There is more diversity now – you could easily argue not enough – but in an interview with Rolling Stone last month, Lynskey said someone on the Yellowjackets production had made a comment about her size, which prompted her co-stars to step in to support her. “Overwhelmingly on Yellowjackets, I felt supported,” she says. At the end of the shoot, Lynskey wrote to an executive to thank them for not making her feel as if she had to lose weight. The executive was confused. “She was like: ‘It never crossed my mind. Everyone thought you looked real and sexy.’ How funny that I feel the need to thank someone. It’s just so ingrained.”
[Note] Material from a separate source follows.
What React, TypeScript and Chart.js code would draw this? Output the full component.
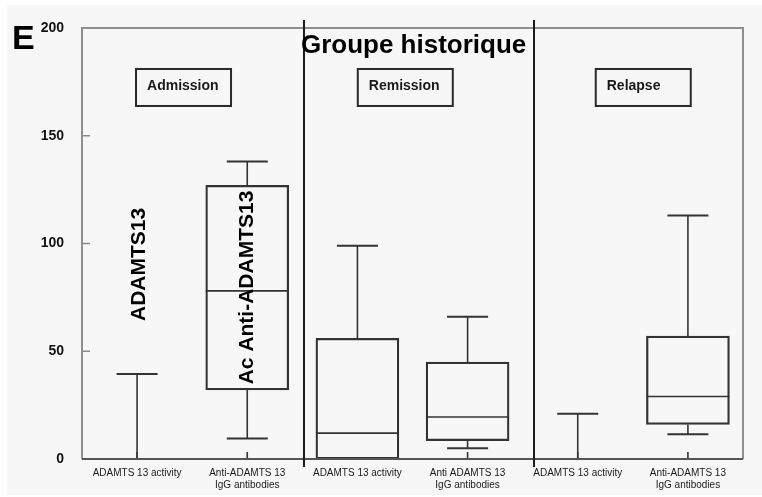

Some of the public response though, she says, “has been a bit interesting”. People online have commented on how she looks (Lynskey took to Twitter a few weeks ago to complain that it was “the story of my life since Yellowjackets premiered”). “It’s trying to tune out that stuff and just listen to the women who say: thank you for just being on screen and not pinching your tummy, or being like: ‘I wish I was thinner.’”
It’s still rare enough to see a woman in her mid-40s having such a rampant sex life on screen, as Shauna does, that it feels refreshing. Lynskey smiles. “I started to get to a point reading the script where I was like: ‘Oh my God, I’m having sex again!’ Then I was like: ‘How great that I’m the one who’s having all the sex!’ Because it happens. It’s just so funny to me, this narrative that you …”
She smiles and says she loves the Amy Schumer sketch about actresses marking their “last fuckable day”, usually somewhere in their 40s. Like so much else popular culture has tried to tell us about women, she says, a hint of rage simmering beneath her preternaturally calm manner, “it’s not a real thing”.